SUPPLIED DATA:
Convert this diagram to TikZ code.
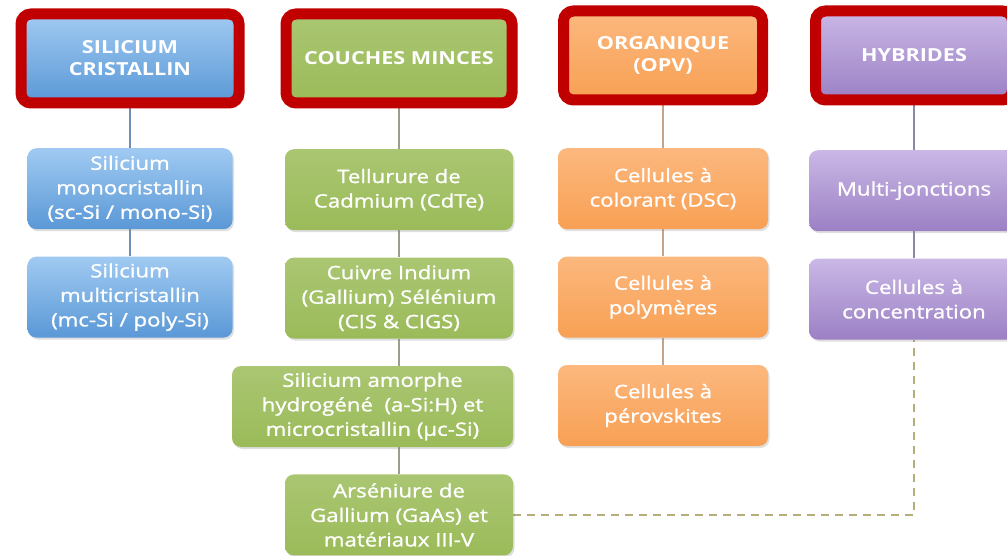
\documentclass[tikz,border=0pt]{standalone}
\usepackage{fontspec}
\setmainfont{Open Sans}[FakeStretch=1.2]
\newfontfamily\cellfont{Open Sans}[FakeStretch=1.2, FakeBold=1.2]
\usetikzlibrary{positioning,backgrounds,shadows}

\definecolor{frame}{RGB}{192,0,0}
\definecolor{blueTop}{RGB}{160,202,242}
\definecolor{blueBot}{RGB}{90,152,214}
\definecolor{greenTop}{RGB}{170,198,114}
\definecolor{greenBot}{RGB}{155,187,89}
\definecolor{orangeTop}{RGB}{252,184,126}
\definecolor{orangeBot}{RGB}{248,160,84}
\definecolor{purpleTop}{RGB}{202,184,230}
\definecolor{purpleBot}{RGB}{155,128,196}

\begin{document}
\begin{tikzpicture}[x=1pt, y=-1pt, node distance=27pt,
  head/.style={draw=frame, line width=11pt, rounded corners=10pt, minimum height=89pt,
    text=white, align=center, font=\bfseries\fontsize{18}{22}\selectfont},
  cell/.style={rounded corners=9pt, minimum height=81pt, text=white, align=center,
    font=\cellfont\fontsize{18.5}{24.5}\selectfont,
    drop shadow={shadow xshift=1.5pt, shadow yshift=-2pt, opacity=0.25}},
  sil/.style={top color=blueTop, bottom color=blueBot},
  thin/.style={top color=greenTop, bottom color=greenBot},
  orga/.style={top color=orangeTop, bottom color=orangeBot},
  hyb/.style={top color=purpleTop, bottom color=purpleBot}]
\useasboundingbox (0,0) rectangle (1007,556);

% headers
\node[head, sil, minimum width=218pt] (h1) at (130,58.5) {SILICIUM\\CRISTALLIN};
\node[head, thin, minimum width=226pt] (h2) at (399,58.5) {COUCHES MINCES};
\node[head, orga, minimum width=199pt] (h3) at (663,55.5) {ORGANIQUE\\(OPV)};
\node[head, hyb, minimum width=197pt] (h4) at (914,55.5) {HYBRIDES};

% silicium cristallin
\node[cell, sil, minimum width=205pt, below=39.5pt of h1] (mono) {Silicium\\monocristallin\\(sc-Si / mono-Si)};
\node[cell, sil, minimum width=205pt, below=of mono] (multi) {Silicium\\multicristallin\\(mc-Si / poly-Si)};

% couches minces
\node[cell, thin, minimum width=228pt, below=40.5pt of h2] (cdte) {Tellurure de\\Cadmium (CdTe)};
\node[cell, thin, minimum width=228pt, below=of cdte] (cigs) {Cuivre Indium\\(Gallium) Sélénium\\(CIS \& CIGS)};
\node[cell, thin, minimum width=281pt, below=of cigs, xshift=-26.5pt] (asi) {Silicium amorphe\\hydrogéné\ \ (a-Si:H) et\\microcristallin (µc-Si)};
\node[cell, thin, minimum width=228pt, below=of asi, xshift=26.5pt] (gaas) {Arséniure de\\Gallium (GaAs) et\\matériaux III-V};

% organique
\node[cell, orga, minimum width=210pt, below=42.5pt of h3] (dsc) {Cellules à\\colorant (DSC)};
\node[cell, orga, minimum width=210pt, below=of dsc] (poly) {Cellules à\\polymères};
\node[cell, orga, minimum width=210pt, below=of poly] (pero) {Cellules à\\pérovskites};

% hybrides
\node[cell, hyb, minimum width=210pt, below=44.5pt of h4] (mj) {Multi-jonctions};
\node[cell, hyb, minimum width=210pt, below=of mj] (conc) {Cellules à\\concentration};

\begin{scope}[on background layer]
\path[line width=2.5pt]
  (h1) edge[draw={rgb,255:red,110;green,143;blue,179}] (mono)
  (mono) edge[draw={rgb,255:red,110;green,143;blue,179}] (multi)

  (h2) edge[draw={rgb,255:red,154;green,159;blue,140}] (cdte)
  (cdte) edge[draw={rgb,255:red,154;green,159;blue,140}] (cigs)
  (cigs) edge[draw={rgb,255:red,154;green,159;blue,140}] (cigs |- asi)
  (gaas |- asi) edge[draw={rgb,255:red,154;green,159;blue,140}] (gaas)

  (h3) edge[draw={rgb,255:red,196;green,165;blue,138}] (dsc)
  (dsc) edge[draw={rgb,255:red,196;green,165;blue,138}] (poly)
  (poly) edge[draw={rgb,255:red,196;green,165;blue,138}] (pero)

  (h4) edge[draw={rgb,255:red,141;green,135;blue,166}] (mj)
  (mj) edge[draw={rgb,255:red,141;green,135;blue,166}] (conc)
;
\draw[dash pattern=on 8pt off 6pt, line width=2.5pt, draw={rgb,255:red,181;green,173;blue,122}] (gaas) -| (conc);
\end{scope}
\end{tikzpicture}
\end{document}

REQUEST: Leave the pictures out and reproduce exactly the lines from the top of the listing above through the line with "hyb, minimum width=197pt]".

COMPLETE OUTPUT:
Convert this diagram to TikZ code.
\documentclass[tikz,border=0pt]{standalone}
\usepackage{fontspec}
\setmainfont{Open Sans}[FakeStretch=1.2]
\newfontfamily\cellfont{Open Sans}[FakeStretch=1.2, FakeBold=1.2]
\usetikzlibrary{positioning,backgrounds,shadows}

\definecolor{frame}{RGB}{192,0,0}
\definecolor{blueTop}{RGB}{160,202,242}
\definecolor{blueBot}{RGB}{90,152,214}
\definecolor{greenTop}{RGB}{170,198,114}
\definecolor{greenBot}{RGB}{155,187,89}
\definecolor{orangeTop}{RGB}{252,184,126}
\definecolor{orangeBot}{RGB}{248,160,84}
\definecolor{purpleTop}{RGB}{202,184,230}
\definecolor{purpleBot}{RGB}{155,128,196}

\begin{document}
\begin{tikzpicture}[x=1pt, y=-1pt, node distance=27pt,
  head/.style={draw=frame, line width=11pt, rounded corners=10pt, minimum height=89pt,
    text=white, align=center, font=\bfseries\fontsize{18}{22}\selectfont},
  cell/.style={rounded corners=9pt, minimum height=81pt, text=white, align=center,
    font=\cellfont\fontsize{18.5}{24.5}\selectfont,
    drop shadow={shadow xshift=1.5pt, shadow yshift=-2pt, opacity=0.25}},
  sil/.style={top color=blueTop, bottom color=blueBot},
  thin/.style={top color=greenTop, bottom color=greenBot},
  orga/.style={top color=orangeTop, bottom color=orangeBot},
  hyb/.style={top color=purpleTop, bottom color=purpleBot}]
\useasboundingbox (0,0) rectangle (1007,556);

% headers
\node[head, sil, minimum width=218pt] (h1) at (130,58.5) {SILICIUM\\CRISTALLIN};
\node[head, thin, minimum width=226pt] (h2) at (399,58.5) {COUCHES MINCES};
\node[head, orga, minimum width=199pt] (h3) at (663,55.5) {ORGANIQUE\\(OPV)};
\node[head, hyb, minimum width=197pt] (h4) at (914,55.5) {HYBRIDES};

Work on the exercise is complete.